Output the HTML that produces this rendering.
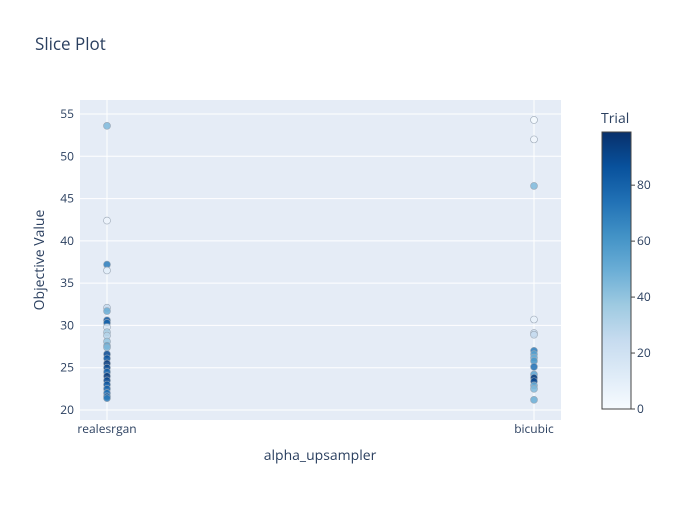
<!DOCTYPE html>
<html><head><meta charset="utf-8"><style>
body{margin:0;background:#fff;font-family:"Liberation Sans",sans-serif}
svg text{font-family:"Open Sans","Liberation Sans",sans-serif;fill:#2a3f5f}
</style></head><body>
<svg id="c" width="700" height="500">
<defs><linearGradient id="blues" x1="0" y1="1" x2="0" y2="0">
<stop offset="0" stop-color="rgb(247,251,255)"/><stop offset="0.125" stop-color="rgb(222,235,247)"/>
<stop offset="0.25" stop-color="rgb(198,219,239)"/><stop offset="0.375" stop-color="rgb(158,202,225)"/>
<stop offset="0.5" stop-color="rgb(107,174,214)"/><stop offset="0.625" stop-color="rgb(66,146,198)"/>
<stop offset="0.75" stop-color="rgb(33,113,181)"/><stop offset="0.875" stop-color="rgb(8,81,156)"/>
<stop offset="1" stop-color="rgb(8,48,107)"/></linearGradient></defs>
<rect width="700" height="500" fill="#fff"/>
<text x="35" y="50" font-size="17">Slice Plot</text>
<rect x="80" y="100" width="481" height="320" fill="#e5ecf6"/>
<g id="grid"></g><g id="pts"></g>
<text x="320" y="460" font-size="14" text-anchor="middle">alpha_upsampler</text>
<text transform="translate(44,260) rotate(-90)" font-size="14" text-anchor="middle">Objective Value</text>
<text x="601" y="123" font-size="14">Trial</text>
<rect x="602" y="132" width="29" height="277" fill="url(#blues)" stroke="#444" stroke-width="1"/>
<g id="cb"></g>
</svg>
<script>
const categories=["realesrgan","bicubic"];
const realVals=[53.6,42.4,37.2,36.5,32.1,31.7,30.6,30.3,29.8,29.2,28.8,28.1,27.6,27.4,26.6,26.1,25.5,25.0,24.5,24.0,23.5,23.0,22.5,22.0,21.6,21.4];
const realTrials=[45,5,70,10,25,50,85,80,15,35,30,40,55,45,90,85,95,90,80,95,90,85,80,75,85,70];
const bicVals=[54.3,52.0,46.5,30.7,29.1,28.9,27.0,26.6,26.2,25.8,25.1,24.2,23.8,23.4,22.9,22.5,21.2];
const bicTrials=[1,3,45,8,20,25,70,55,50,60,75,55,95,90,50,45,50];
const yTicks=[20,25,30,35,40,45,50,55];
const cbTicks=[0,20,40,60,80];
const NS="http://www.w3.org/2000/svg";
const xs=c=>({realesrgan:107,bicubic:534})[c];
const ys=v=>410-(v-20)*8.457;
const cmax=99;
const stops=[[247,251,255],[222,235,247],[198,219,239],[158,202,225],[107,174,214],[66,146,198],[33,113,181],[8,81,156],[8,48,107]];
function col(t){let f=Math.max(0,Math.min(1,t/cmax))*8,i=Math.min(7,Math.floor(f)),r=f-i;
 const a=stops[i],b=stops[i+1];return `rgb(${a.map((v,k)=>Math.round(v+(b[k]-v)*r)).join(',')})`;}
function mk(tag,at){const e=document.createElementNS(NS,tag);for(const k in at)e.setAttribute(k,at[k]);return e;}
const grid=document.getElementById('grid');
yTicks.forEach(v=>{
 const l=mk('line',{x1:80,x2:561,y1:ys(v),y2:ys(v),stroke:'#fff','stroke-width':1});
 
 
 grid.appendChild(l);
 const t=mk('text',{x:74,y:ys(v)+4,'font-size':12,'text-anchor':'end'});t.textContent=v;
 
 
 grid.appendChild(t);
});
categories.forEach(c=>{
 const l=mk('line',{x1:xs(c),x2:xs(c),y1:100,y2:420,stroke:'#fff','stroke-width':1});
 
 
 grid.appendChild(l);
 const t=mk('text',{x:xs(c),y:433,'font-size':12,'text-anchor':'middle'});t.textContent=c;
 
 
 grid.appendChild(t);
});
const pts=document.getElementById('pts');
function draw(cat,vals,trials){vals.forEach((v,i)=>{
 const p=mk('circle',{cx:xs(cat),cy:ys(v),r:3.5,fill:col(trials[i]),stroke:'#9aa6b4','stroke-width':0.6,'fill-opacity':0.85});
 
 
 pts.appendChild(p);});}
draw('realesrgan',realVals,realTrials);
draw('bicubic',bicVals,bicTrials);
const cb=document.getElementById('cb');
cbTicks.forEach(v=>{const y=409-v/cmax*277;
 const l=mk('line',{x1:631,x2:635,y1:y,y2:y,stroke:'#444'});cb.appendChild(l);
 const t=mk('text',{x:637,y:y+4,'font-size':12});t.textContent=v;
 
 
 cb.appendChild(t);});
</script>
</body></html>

● **Exercise requirements**
Return the listing above in full and without alteration, excluding its pictures.

● **Correct response**
Output the HTML that produces this rendering.
<!DOCTYPE html>
<html><head><meta charset="utf-8"><style>
body{margin:0;background:#fff;font-family:"Liberation Sans",sans-serif}
svg text{font-family:"Open Sans","Liberation Sans",sans-serif;fill:#2a3f5f}
</style></head><body>
<svg id="c" width="700" height="500">
<defs><linearGradient id="blues" x1="0" y1="1" x2="0" y2="0">
<stop offset="0" stop-color="rgb(247,251,255)"/><stop offset="0.125" stop-color="rgb(222,235,247)"/>
<stop offset="0.25" stop-color="rgb(198,219,239)"/><stop offset="0.375" stop-color="rgb(158,202,225)"/>
<stop offset="0.5" stop-color="rgb(107,174,214)"/><stop offset="0.625" stop-color="rgb(66,146,198)"/>
<stop offset="0.75" stop-color="rgb(33,113,181)"/><stop offset="0.875" stop-color="rgb(8,81,156)"/>
<stop offset="1" stop-color="rgb(8,48,107)"/></linearGradient></defs>
<rect width="700" height="500" fill="#fff"/>
<text x="35" y="50" font-size="17">Slice Plot</text>
<rect x="80" y="100" width="481" height="320" fill="#e5ecf6"/>
<g id="grid"></g><g id="pts"></g>
<text x="320" y="460" font-size="14" text-anchor="middle">alpha_upsampler</text>
<text transform="translate(44,260) rotate(-90)" font-size="14" text-anchor="middle">Objective Value</text>
<text x="601" y="123" font-size="14">Trial</text>
<rect x="602" y="132" width="29" height="277" fill="url(#blues)" stroke="#444" stroke-width="1"/>
<g id="cb"></g>
</svg>
<script>
const categories=["realesrgan","bicubic"];
const realVals=[53.6,42.4,37.2,36.5,32.1,31.7,30.6,30.3,29.8,29.2,28.8,28.1,27.6,27.4,26.6,26.1,25.5,25.0,24.5,24.0,23.5,23.0,22.5,22.0,21.6,21.4];
const realTrials=[45,5,70,10,25,50,85,80,15,35,30,40,55,45,90,85,95,90,80,95,90,85,80,75,85,70];
const bicVals=[54.3,52.0,46.5,30.7,29.1,28.9,27.0,26.6,26.2,25.8,25.1,24.2,23.8,23.4,22.9,22.5,21.2];
const bicTrials=[1,3,45,8,20,25,70,55,50,60,75,55,95,90,50,45,50];
const yTicks=[20,25,30,35,40,45,50,55];
const cbTicks=[0,20,40,60,80];
const NS="http://www.w3.org/2000/svg";
const xs=c=>({realesrgan:107,bicubic:534})[c];
const ys=v=>410-(v-20)*8.457;
const cmax=99;
const stops=[[247,251,255],[222,235,247],[198,219,239],[158,202,225],[107,174,214],[66,146,198],[33,113,181],[8,81,156],[8,48,107]];
function col(t){let f=Math.max(0,Math.min(1,t/cmax))*8,i=Math.min(7,Math.floor(f)),r=f-i;
 const a=stops[i],b=stops[i+1];return `rgb(${a.map((v,k)=>Math.round(v+(b[k]-v)*r)).join(',')})`;}
function mk(tag,at){const e=document.createElementNS(NS,tag);for(const k in at)e.setAttribute(k,at[k]);return e;}
const grid=document.getElementById('grid');
yTicks.forEach(v=>{
 const l=mk('line',{x1:80,x2:561,y1:ys(v),y2:ys(v),stroke:'#fff','stroke-width':1});
 
 
 grid.appendChild(l);
 const t=mk('text',{x:74,y:ys(v)+4,'font-size':12,'text-anchor':'end'});t.textContent=v;
 
 
 grid.appendChild(t);
});
categories.forEach(c=>{
 const l=mk('line',{x1:xs(c),x2:xs(c),y1:100,y2:420,stroke:'#fff','stroke-width':1});
 
 
 grid.appendChild(l);
 const t=mk('text',{x:xs(c),y:433,'font-size':12,'text-anchor':'middle'});t.textContent=c;
 
 
 grid.appendChild(t);
});
const pts=document.getElementById('pts');
function draw(cat,vals,trials){vals.forEach((v,i)=>{
 const p=mk('circle',{cx:xs(cat),cy:ys(v),r:3.5,fill:col(trials[i]),stroke:'#9aa6b4','stroke-width':0.6,'fill-opacity':0.85});
 
 
 pts.appendChild(p);});}
draw('realesrgan',realVals,realTrials);
draw('bicubic',bicVals,bicTrials);
const cb=document.getElementById('cb');
cbTicks.forEach(v=>{const y=409-v/cmax*277;
 const l=mk('line',{x1:631,x2:635,y1:y,y2:y,stroke:'#444'});cb.appendChild(l);
 const t=mk('text',{x:637,y:y+4,'font-size':12});t.textContent=v;
 
 
 cb.appendChild(t);});
</script>
</body></html>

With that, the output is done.